Properties of the generalized inverse Gaussian with applications to Monte Carlo simulation and distribution function evaluation
Victor Peña, Michael Jauch
TL;DR
This paper addresses efficient simulation and CDF evaluation for the generalized inverse Gaussian distribution GIG$(p,a,b)$. It introduces two mixture representations: a continuous mixture of inverse Gaussian distributions that supports a data-augmentation Gibbs sampler, and a mixture/recurrence representation that enables exact, rejection-free sampling and CDF evaluation for half-integer $p$. The data-augmented Gibbs sampler is shown to be geometrically ergodic, and the half-integer results yield practical algorithms with competitive performance compared to existing methods. The methods are designed to complement, not replace, existing samplers and are applicable in Bayesian posterior inference and other computational statistics tasks; supplementary material provides proofs, pseudocode, and numerical experiments.
Abstract
The generalized inverse Gaussian, denoted $\mathrm{GIG}(p, a, b)$, is a flexible family of distributions that includes the gamma, inverse gamma, and inverse Gaussian distributions as special cases.
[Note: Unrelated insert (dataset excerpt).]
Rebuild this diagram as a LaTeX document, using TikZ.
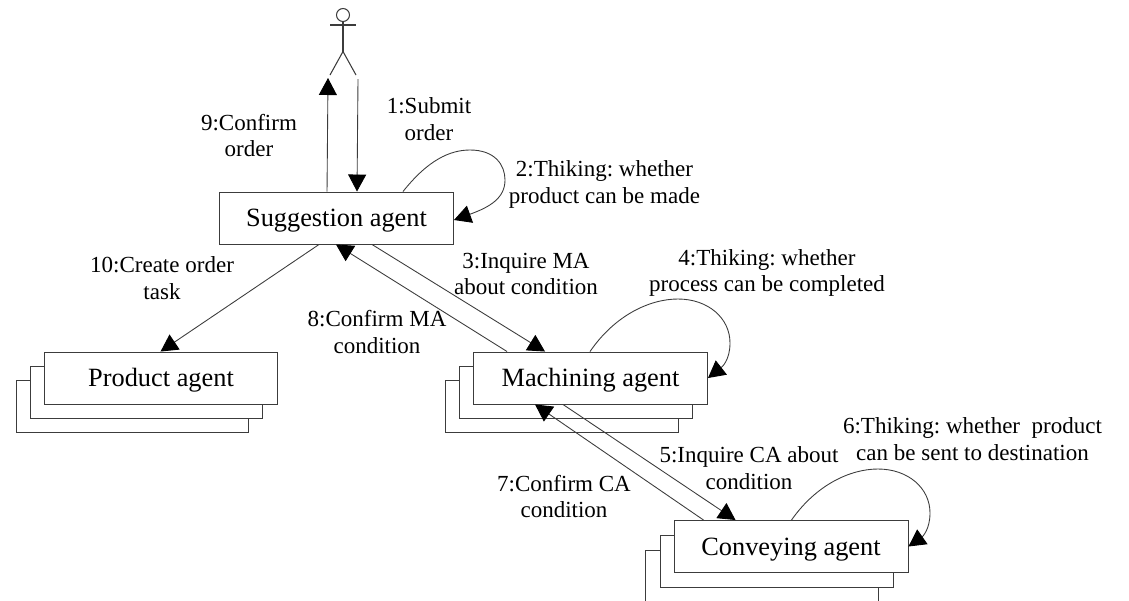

In addition to its applications in statistical modeling and its theoretical interest, the GIG often arises in computational statistics, especially in Markov chain Monte Carlo (MCMC) algorithms for posterior inference. This article introduces two mixture representations for the GIG: one that expresses the distribution as a continuous mixture of inverse Gaussians and another that reveals a recursive relationship between GIGs with different values of $p$. The former representation forms the basis for a data augmentation scheme that leads to a geometrically ergodic Gibbs sampler for the GIG. This simple Gibbs sampler, which alternates between gamma and inverse Gaussian conditional distributions, can be incorporated within an encompassing MCMC algorithm when simulation from a GIG is required. The latter representation leads to algorithms for exact, rejection-free sampling as well as CDF evaluation for the GIG with half-integer $p.$ We highlight computational examples from the literature where these new algorithms could be applied.